Accordingly, the few long-term rental listings that have started to appear online offering former short-term rentals (almost all of them furnished) have been offered at high rates even for Victoria — some as high as $4,100, in that instance for a two-bedroom downtown apartment that “sleeps six.” The Craigslist post has since been deleted.
Given the lack of options, investors have been up in arms about the legislation as they anticipate huge losses on investments previously marketed as a sure bet for long-term gains. Articles have proliferated in local and regional media, with sympathetic framings: retirees whose nest eggs are tied up in short-term rentals, business owners who made big bets on the future of the market, even a tugboat deckhand who would prefer to rent his place while at sea.

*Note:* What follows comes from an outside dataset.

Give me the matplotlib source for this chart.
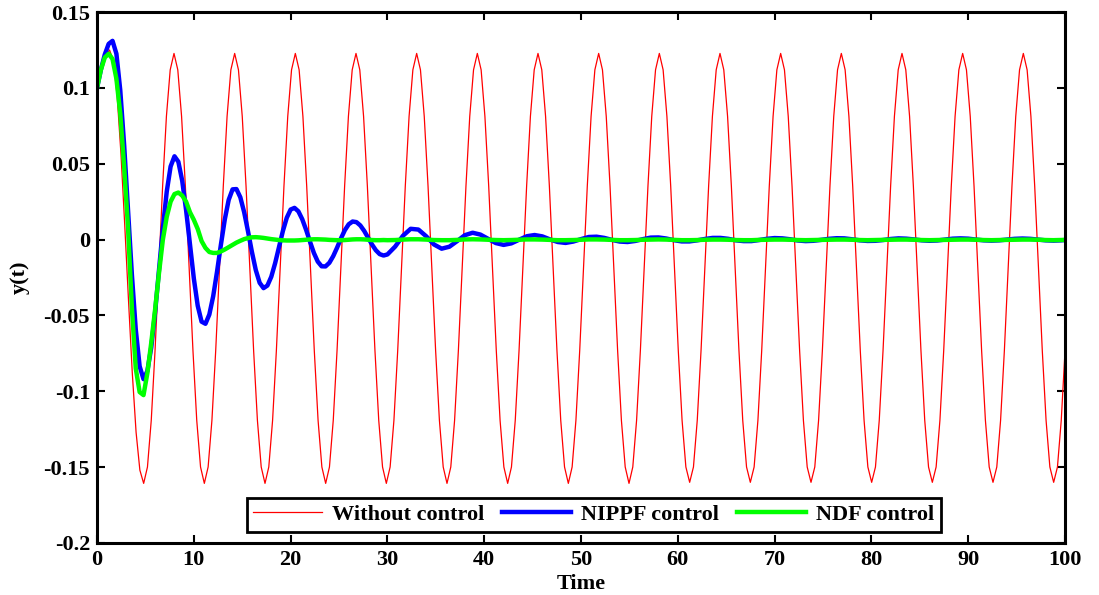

When a council member proposed holding a session of council to hear from short-term rental owners in early November, Alto voted against the motion along with most of the rest of council. It’s not that she doesn’t empathize, she said — she acknowledges that many invested “in good faith,” hoping to be able to make a living off the income from one or more short-term rentals — but she said it’s beyond the municipality’s jurisdiction to intervene in the province’s decision.
Plus, she said, “It’s not as if we’re not hearing from them.”